Read-only inputs are passed as Arc<Tensor<T>> on the host side — no host-side partitioning required. Multiple tile blocks can safely read from the same or overlapping regions, so there is no exclusive-access constraint to enforce.

Instead, read-only tensors can be partitioned inside the kernel using .partition(const_shape![M, N]):

// Device-side: partition a read-only tensor inside the kernel.
let part_x = x.partition(const_shape![BM, BK]);
let tile = part_x.load([i, j]);

This is more flexible — the same &Tensor can be partitioned in different ways within the same kernel (e.g., in GEMM, x and y use different partition shapes).

In this tutorial, we use load_tile_like_2d(x, z) instead of explicit device-side partitioning.

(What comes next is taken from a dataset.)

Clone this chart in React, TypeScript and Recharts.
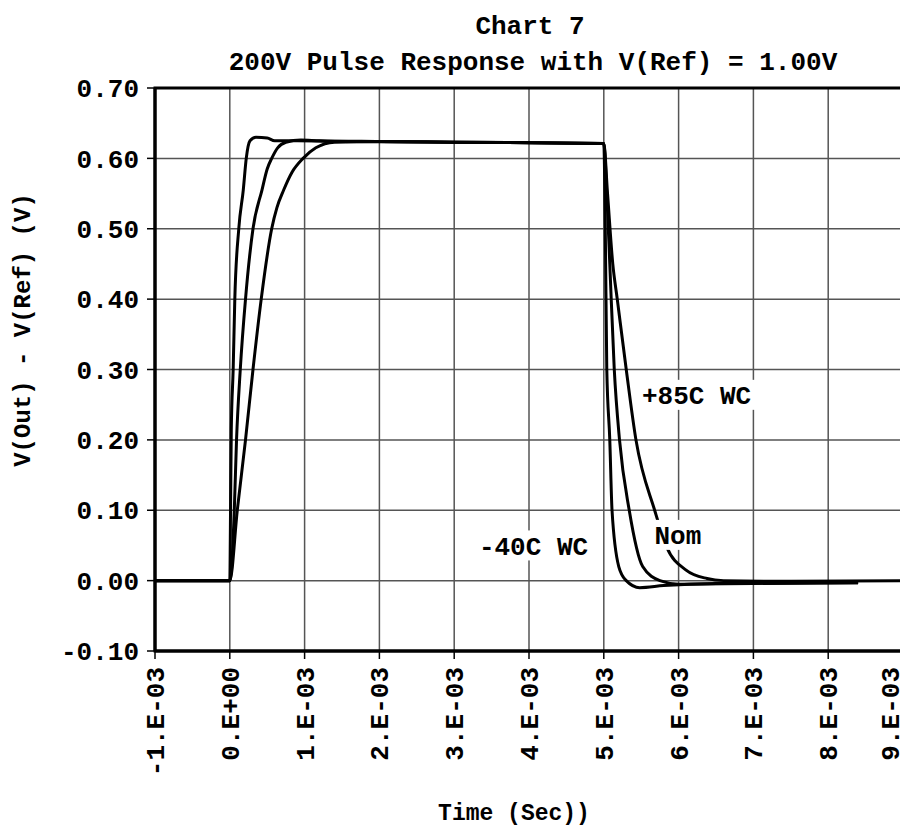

This convenience function partitions x using the same shape and coordinates as z, which is the common case for element-wise operations. Later tutorials (starting with matrix multiplication) use explicit device-side partitioning when inputs need different access patterns.

Putting It Together#

When you call add(z, x, y), cutile automatically:

  1. Determines the grid size from z’s host-side partition (8×8×1 = 64 tile blocks).

  2. Launches 64 tiles in parallel.

  3. Each tile processes its 4×4 chunk.


The Kernel#

fn add<const S: [i32; 2]>(
    z: &mut Tensor<f32, S>,       // Output sub-tensor (4×4)
    x: &Tensor<f32, {[-1, -1]}>,  // Full input tensor
    y: &Tensor<f32, {[-1, -1]}>   // Full input tensor
) {
    let tile_x = load_tile_like_2d(x, z);
    let tile_y = load_tile_like_2d(y, z);
    z.store(tile_x + tile_y);
}

load_tile_like_2d(x, z) loads a tile from x using the same tile shape (S=4×4) and coordinates (tile thread id) as z.

How load_tile_like_2d calculates which region to load

Compare to CUDA C++:

Task

CUDA C++

cuTile Rust

Calculate thread index

int i = blockIdx.x * blockDim.x + threadIdx.x;

Not needed

Calculate global offset

Manual pointer arithmetic

load_tile_like_2d()

Bounds checking

if (i < n) { ... }

Built-in

Coalesced memory access

Manual, error-prone

Automatic


The Load/Store Pattern#

Almost every kernel follows this pattern:

fn my_kernel(...) {
    // 1. LOAD: Global memory → tiles (registers).
    let tile_a = load_something(...);
    let tile_b = load_something_else(...);
    
    // 2. COMPUTE: Operate on tiles in registers.
    let result = tile_a + tile_b;
    
    // 3. STORE: Tiles (registers) → global memory.
    output.store(result);
}

Key Takeaways#

Concept

What It Means

Host-side partitioning

.partition([M, N]) on the host — required for &mut Tensor to ensure exclusive write access and determine the launch grid

Device-side partitioning

.partition(const_shape![M, N]) inside the kernel — available for &Tensor, flexible access patterns

Static shape S

The tile shape, static during JIT compilation

Dynamic shape [-1, -1]

Dynamic tensor shape; does not trigger JIT recompilation when tensor shape changes

load_tile_like_2d

Convenience for element-wise ops: loads from input using the same partitioning and mapping as the output

Load/Store pattern

Load → Compute → Store is the GPU kernel idiom


Exercise 1: Change Tile Shape#

Modify the partition to [8, 8]:

let z = zeros([32, 32]).sync_on(&stream)?.partition([8, 8]);
  • How many tile threads are launched?

  • How many elements does each tile thread process?

Answer
  • 32÷8 = 4 tiles per dimension → 4×4 = 16 tiles total.

  • Each tile thread processes 8×8 = 64 elements.

Exercise 2: Three-Way Addition#

Modify the kernel to add three tensors: z = x + y + w.

Hint

Add a third input parameter and load three tiles:

let tile_w = load_tile_like_2d(w, z);
z.store(tile_x + tile_y + tile_w);

Exercise 3: Non-Square Partitions#

Try partition([4, 8]) — rectangular tiles. Does it still work?